Radcliffe fellow sees reflections of Arab Spring in comic art revolution

8 min read

Jonathan Guyer, RI ’18, an independent journalist and contributing editor of the policy journal Cairo Review of Global Affairs, has spent the past five years researching Arabic comics. To that end, he has interviewed many graphic artists and translated hundreds of their cartoons. He is now writing a book about what he’s calling the “new wave” of comic art that has swept the Middle East and North Africa in the past 10 years.

Q&A

Jonathan Guyer

Jonathan Guyer.
Jonathan Guyer. Photo by Tony Rinaldo

RADCLIFFE: Who are your heroes?

GUYER: I admire the tenacity of many journalists I have met across the Middle East, far too many to name.
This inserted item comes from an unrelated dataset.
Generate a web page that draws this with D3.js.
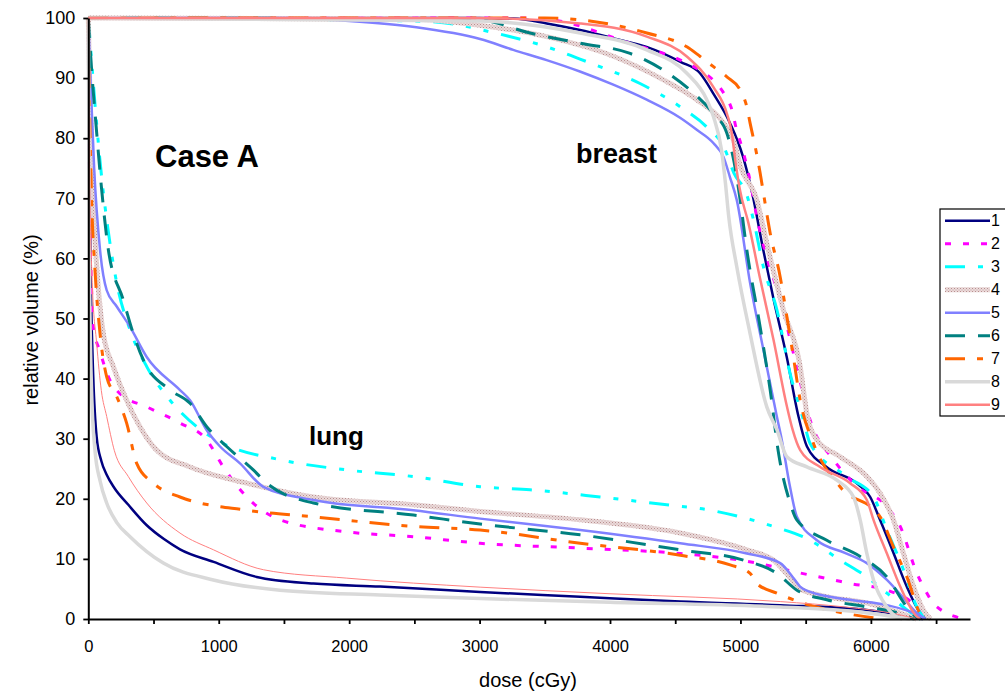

One example that comes to mind is the team at Egypt’s last remaining independent news outlet, Mada Masr, which authorities currently block access to within the country. They work against all odds, investigating ministries and institutions that seek to be opaque. In the face of existential threats — Egypt is the third-worst jailer of journalists in the world, after Turkey and China — Mada continues to publish daily.

RADCLIFFE: Best personality trait?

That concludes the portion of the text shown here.